A new breakthrough in the peace talks to end the Bosnian war appeared in sight Thursday night when mediators said President Alija Izetbegovic, head of the Sarajevo government, might agree Friday to the division of the country into 10 mostly autonomous provinces.
If he accepts a map defining these provinces that has been prepared by the mediators, Cyrus R. Vance for the United Nations and Lord Owen for the European Community, he will isolate the Bosnian Serb leader, Radovan Karadzic, leaving him as the only negotiator still opposed to the division.Isolating the Serbs has been a goal of the mediators since they moved the peace talks here from Geneva in February. They hope that enough pressure could then be brought on the Serbs by Russia and the Serbian republic government to force the nationalist forces to accept the map.
"The talks have not collapsed," Vance said after two and a half hours of talks with Izetbegovic. "I'm hopeful."

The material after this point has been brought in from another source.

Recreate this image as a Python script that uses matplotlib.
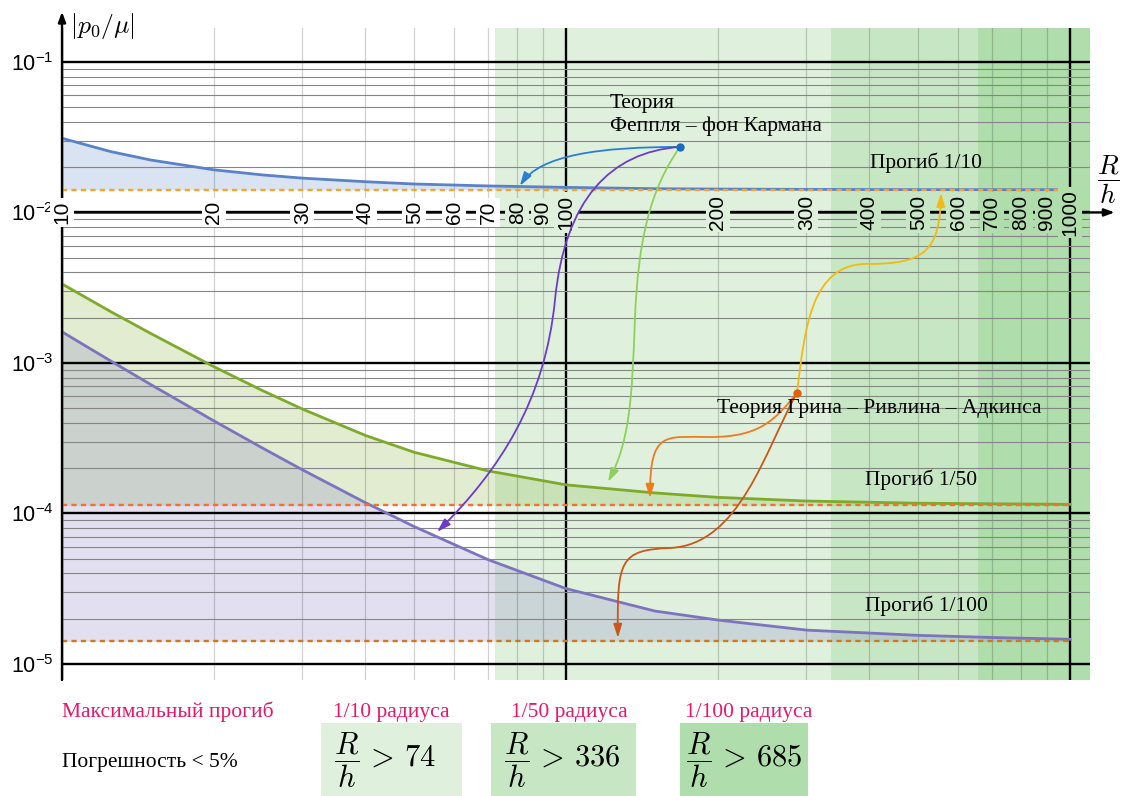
import matplotlib
matplotlib.use("Agg")
import matplotlib.pyplot as plt
from matplotlib.path import Path
from matplotlib.patches import FancyArrowPatch, Rectangle
from matplotlib.ticker import FixedLocator, NullFormatter

plt.rcParams["font.family"] = ["Liberation Sans", "DejaVu Sans"]
SERIF = ["Liberation Serif", "DejaVu Serif"]

# R/h values where the curves were read
rh = [10, 12.5, 15, 20, 25, 30, 40, 50, 70, 100, 150, 200, 300, 500, 700, 1000]
# |p0/mu| for max deflection 1/10, 1/50, 1/100 of the radius
p_10 = [0.0311, 0.02535, 0.0223, 0.0192, 0.01775, 0.0169, 0.0160, 0.01545, 0.0150,
        0.01467, 0.01438, 0.0143, 0.01423, 0.01418, 0.01417, 0.01416]
p_50 = [3.35e-3, 2.19e-3, 1.57e-3, 9.46e-4, 6.55e-4, 4.94e-4, 3.30e-4, 2.55e-4, 1.92e-4,
        1.55e-4, 1.37e-4, 1.28e-4, 1.21e-4, 1.17e-4, 1.16e-4, 1.15e-4]
p_100 = [1.61e-3, 1.03e-3, 7.19e-4, 4.13e-4, 2.72e-4, 1.95e-4, 1.18e-4, 8.18e-5, 4.94e-5,
         3.17e-5, 2.25e-5, 1.96e-5, 1.68e-5, 1.55e-5, 1.50e-5, 1.46e-5]
# Foppl - von Karman limits
p_limit = [0.01415, 1.132e-4, 1.415e-5]
defl_labels = ["1/10", "1/50", "1/100"]
thresholds = [74, 336, 685]      # R/h above which error < 5%
zone_start = [72.3, 336, 656]    # where the shaded zones start in the drawing

curve_colors = ["#5a82c8", "#7eaa2c", "#7d73be"]
dash_colors = ["#f0a632", "#e8743a", "#c87a2a"]
zone_colors = ["#dff1dd", "#c7e7c4", "#afddab"]
crimson = "#e6186a"

x_labels = [10, 20, 30, 40, 50, 60, 70, 80, 90,
            100, 200, 300, 400, 500, 600, 700, 800, 900, 1000]

# annotation anchors and bezier control points (data coords)
fk_dot = (168.3, 0.02724)
gra_dot = (287.3, 6.32e-4)
fk_arrows = [
    ("#2a7fd0", [fk_dot, (116.8, 0.02724), (88.8, 0.0241), (81.0, 0.0150)]),
    ("#6c3cc8", [fk_dot, (122.3, 0.02523), (99.5, 0.01211), (95.1, 2.62e-3),
                 (90.9, 5.68e-4), (74.0, 1.95e-4), (55.5, 7.54e-5)]),
    ("#8fd05a", [fk_dot, (146.8, 0.01411), (139.0, 6.57e-3), (137.0, 1.93e-3),
                 (135.2, 5.68e-4), (133.9, 3.08e-4), (121.2, 1.62e-4)]),
]
gra_arrows = [
    ("#f2b914", [gra_dot, (298.0, 1.657e-3), (304.9, 4.69e-3), (401.1, 4.55e-3),
                 (515.6, 4.55e-3), (552.3, 5.63e-3), (554.8, 0.01348)]),
    ("#f07a1e", [gra_dot, (259.9, 4.18e-4), (242.6, 3.22e-4), (193.1, 3.22e-4),
                 (157.2, 3.22e-4), (146.8, 3.59e-4), (146.8, 1.268e-4)]),
    ("#c8581a", [gra_dot, (248.2, 2.64e-4), (221.4, 6.18e-5), (160.8, 5.9e-5),
                 (128.0, 5.72e-5), (126.2, 4.91e-5), (126.8, 1.49e-5)]),
]

fig = plt.figure(figsize=(11.22, 7.96), dpi=100)
ax = fig.add_axes([62 / 1122, 116 / 796, 1028 / 1122, 652 / 796])
ax.set_xscale("log")
ax.set_yscale("log")
ax.set_xlim(10, 1096)
ax.set_ylim(7.83e-6, 0.168)

# green zones
edges = zone_start + [1096]
for i in range(3):
    ax.axvspan(edges[i], edges[i + 1], color=zone_colors[i], lw=0, zorder=0.2)

# curves, fills and limits
for p, lim, c, dc in zip([p_10, p_50, p_100], p_limit, curve_colors, dash_colors):
    ax.fill_between(rh, p, lim, color=c, alpha=0.22, lw=0, zorder=1)
    ax.plot(rh, p, color=c, lw=2, zorder=2.2)
    ax.plot([10, 1000], [lim, lim], color=dc, lw=1.7, ls=(0, (2.2, 1.8)), zorder=2.3)

# grid
ax.set_axisbelow("line")
ax.xaxis.set_major_locator(FixedLocator([10, 100, 1000]))
ax.xaxis.set_minor_locator(FixedLocator([k * 10 ** e for e in (1, 2) for k in range(2, 10)]))
ax.yaxis.set_major_locator(FixedLocator([1e-5, 1e-4, 1e-3, 1e-2, 1e-1]))
ax.yaxis.set_minor_locator(FixedLocator([k * 10.0 ** e for e in (-5, -4, -3, -2) for k in range(2, 10)]))
ax.xaxis.set_major_formatter(NullFormatter())
ax.xaxis.set_minor_formatter(NullFormatter())
ax.yaxis.set_minor_formatter(NullFormatter())
ax.grid(which="major", axis="both", color="black", lw=1.7)
ax.grid(which="minor", axis="y", color="#858585", lw=0.8)
ax.grid(which="minor", axis="x", color="black", alpha=0.18, lw=0.9)
ax.tick_params(which="both", length=0)
ax.tick_params(axis="y", labelsize=15.5, pad=6)
for s in ax.spines.values():
    s.set_visible(False)

# axes with arrows
ax.annotate("", xy=(1.024, 1e-2), xytext=(0, 1e-2),
            xycoords=("axes fraction", "data"), textcoords=("axes fraction", "data"),
            arrowprops=dict(arrowstyle="-|>,head_length=0.6,head_width=0.22", color="black",
                            lw=1.7, shrinkA=0, shrinkB=0),
            annotation_clip=False, zorder=2.5)
ax.annotate("", xy=(0, 1.025), xytext=(0, 0), xycoords="axes fraction",
            arrowprops=dict(arrowstyle="-|>,head_length=0.6,head_width=0.22", color="black",
                            lw=1.7, shrinkA=0, shrinkB=0),
            annotation_clip=False, zorder=2.5)

# x tick labels sitting on the y=1e-2 line
for v in x_labels:
    bg = "white"
    for t, zc in zip(zone_start, zone_colors):
        if v >= t:
            bg = zc
    ax.text(v, 1e-2, str(v), rotation=90, ha="center", va="center", fontsize=15,
            bbox=dict(boxstyle="square,pad=0.12", fc=bg, ec="none"), zorder=3)

ax.text(0.008, 1.003, r"$|p_0/\mu|$", transform=ax.transAxes, fontsize=18.5,
        math_fontfamily="cm", ha="left", va="center")
ax.text(1.0175, 0.767, r"$\dfrac{R}{h}$", transform=ax.transAxes, fontsize=19.5,
        math_fontfamily="cm", ha="center", va="center", clip_on=False)

# annotations
ax.text(122.2, 0.0445, "Теория\nФеппля – фон Кармана", family=SERIF, fontsize=15.5,
        ha="left", va="center", linespacing=1.2, zorder=5)
ax.text(199.4, 5.02e-4, "Теория Грина – Ривлина – Адкинса", family=SERIF, fontsize=15.5,
        ha="left", va="center", zorder=5)
for lab, xp, yp in zip(defl_labels, [401, 392, 392], [0.0213, 1.67e-4, 2.43e-5]):
    ax.text(xp, yp, f"Прогиб {lab}", family=SERIF, fontsize=15.5, ha="left", va="center", zorder=5)

for c, pts in fk_arrows + gra_arrows:
    codes = [Path.MOVETO] + [Path.CURVE4] * (len(pts) - 1)
    arr = FancyArrowPatch(path=Path(pts, codes), transform=ax.transData,
                          arrowstyle="-|>,head_length=0.45,head_width=0.14",
                          mutation_scale=18, color=c, lw=1.3, zorder=4)
    ax.add_patch(arr)
ax.plot(*fk_dot, "o", color="#1a6cc0", ms=5, zorder=5)
ax.plot(*gra_dot, "o", color="#e0600e", ms=5, zorder=5)

# bottom table
fig.text(62 / 1122, 1 - 712 / 796, "Максимальный прогиб", color=crimson, family=SERIF,
         fontsize=15.5, va="center", ha="left")
fig.text(62 / 1122, 1 - 762 / 796, "Погрешность < 5%", color="black", family=SERIF,
         fontsize=15.5, va="center", ha="left")
box_x = [321, 491, 680]
box_w = [141, 145, 128]
lab_cx = [391, 569, 749]
math_x = [334, 504, 686]
for i in range(3):
    fig.add_artist(Rectangle((box_x[i] / 1122, 0), box_w[i] / 1122, 73 / 796,
                             transform=fig.transFigure, fc=zone_colors[i], ec="none"))
    fig.text(lab_cx[i] / 1122, 1 - 712 / 796, f"{defl_labels[i]} радиуса", color=crimson,
             family=SERIF, fontsize=15.5, va="center", ha="center")
    fig.text(math_x[i] / 1122, 1 - 760 / 796,
             rf"$\dfrac{{R}}{{h}}\,>\,{thresholds[i]}$",
             fontsize=22, math_fontfamily="cm", va="center", ha="left")

fig.savefig("out.png", dpi=100)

"We made progress, there's no doubt of that" was Owen's parting comment. "When people look over the brink and see only continuing war, they face up to realities."
Officials involved in the negotiations say they are reasonably confident Izetbegovic will sign the new map before he leaves New York on Friday. This would mean the Muslims would join the Croats in accepting the whole of the Vance-Owen peace plan.
The Serbs have agreed to the basic principles underlying the settlement and proposals for a cease-fire and the disengagement of forces. But Karadzic refused again on Thursday to accept the proposed division of the country, which would reduce the lands that the Serbs control to about 42 percent, from 70 percent, deprive them of the best mines and industrial factories, and leave some 30 percent of all Bosnian Serbs living in land controlled by Muslims or Croats.